The sociological view can be contrasted with a theological view of the church. Avery Dulles exemplifies this approach when he argues that the church is a continuation of the mystery of God that ultimately defies definition.85 As the site of God’s self-revelation through Christ in the Spirit, the church is a unique community that is essentially different from all other human groupings. This also implies, that the church can never be reduced to the human community that gathers around word and sacraments. The theological study of the church therefore attempts to understand how the self-revelation of the triune God continuously occurs in a human community as the very foundation of that community. Gerard Mannion and Lewis S. Mudge give voice to this understanding of ecclesiology when they maintain that

theology does not become ‘language about God’ on the basis of its contents or argumentative strategies alone, as if human discourse could lift itself to God by its own bootstraps. It becomes language about God because it is the language of a certain kind of witnessing, serving, community.

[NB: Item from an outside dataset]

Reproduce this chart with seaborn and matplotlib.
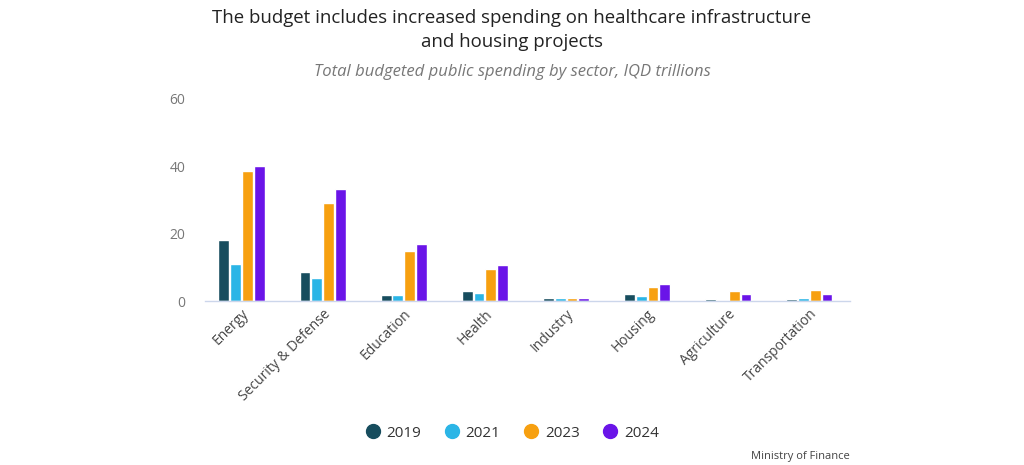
import matplotlib
matplotlib.use("Agg")
import matplotlib.pyplot as plt
import seaborn as sns
import pandas as pd
from matplotlib.lines import Line2D

sectors = ["Energy", "Security & Defense", "Education", "Health", "Industry",
           "Housing", "Agriculture", "Transportation"]
years = ["2019", "2021", "2023", "2024"]
v2019 = [18.0, 8.7, 1.8, 2.9, 0.8, 2.2, 0.5, 0.5]
v2021 = [11.1, 6.9, 1.8, 2.5, 0.8, 1.5, 0.0, 0.9]
v2023 = [38.7, 29.0, 14.9, 9.4, 0.8, 4.2, 2.9, 3.2]
v2024 = [40.1, 33.2, 16.9, 10.8, 0.8, 5.0, 2.2, 2.2]
yticks = [0, 20, 40, 60]
colors = ["#174d5e", "#2bb5e6", "#f7a010", "#6a14e8"]

rows = []
for yr, vals in zip(years, [v2019, v2021, v2023, v2024]):
    for s, v in zip(sectors, vals):
        rows.append({"Sector": s, "Year": yr, "Value": v})
df = pd.DataFrame(rows)

sns.set_theme(style="white")
plt.rcParams['font.family'] = ['Open Sans', 'DejaVu Sans']

fig = plt.figure(figsize=(10.24, 4.65), dpi=100)
ax = fig.add_axes([205/1024, 1-301/465, (850-205)/1024, (301-99)/465])

sns.barplot(data=df, x="Sector", y="Value", hue="Year", palette=colors,
            width=0.58, gap=0.08, ax=ax, legend=False, saturation=1)

ax.set_ylim(0, 60)
ax.set_xlim(-0.45, 7.5)
ax.set_yticks(yticks)
ax.set_yticklabels([str(t) for t in yticks], color="#777777", fontsize=10)
ax.set_xlabel("")
ax.set_ylabel("")
for s in ["top", "right", "left"]:
    ax.spines[s].set_visible(False)
ax.spines["bottom"].set_color("#ccd6eb")
ax.spines["bottom"].set_linewidth(1)
ax.tick_params(axis="y", length=0, pad=14)
ax.tick_params(axis="x", length=0, pad=4)
ax.set_xticks(range(len(sectors)))
ax.set_xticklabels(sectors, rotation=45, ha="right", rotation_mode="anchor",
                   color="#444444", fontsize=10)

fig.text(0.5, 1-18/465, "The budget includes increased spending on healthcare infrastructure",
         ha="center", va="center", fontsize=13.4, color="#222222")
fig.text(0.5, 1-42/465, "and housing projects",
         ha="center", va="center", fontsize=13.4, color="#222222")
fig.text(0.5, 1-72/465, "Total budgeted public spending by sector, IQD trillions",
         ha="center", va="center", fontsize=12, color="#777777", style="italic")

handles = [Line2D([0], [0], marker="o", color="none", markerfacecolor=c,
                  markeredgecolor=c, markersize=10) for c in colors]
fig.legend(handles, years, loc="center", bbox_to_anchor=(512/1024, 1-433/465),
           ncol=4, frameon=False, fontsize=11, handletextpad=0.4,
           handlelength=1.0, columnspacing=1.5, labelcolor="#333333")

fig.text(850/1024, 1-456/465, "Ministry of Finance", ha="right", va="center",
         fontsize=8, color="#444444")

fig.savefig("out.png", dpi=100)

Hence theology’s root question is whether, in the light of what we know today about the relativity of cultures and about language’s limited ability to access reality, a community in and through which the God of Jesus Christ becomes present within history’s contingencies can be conceived.86

The theological study of the church is hence guided by a concern for the possibility of a human community to realize the self-revelation of God. As part of theology, the study of the church needs to relate the understanding of the human community to those parts of theology that deal with the self-revelation of God and its consequences, such as christology, pneumatology, eschatology, soteriology.

83 Ekstrand och Martinson, Tro och tvivel, 203.

84 Ibid., 201.

85 Dulles, Models of the church, 9–10.

86 Mannion and Mudge, The Routledge companion to the Christian church, 23–24.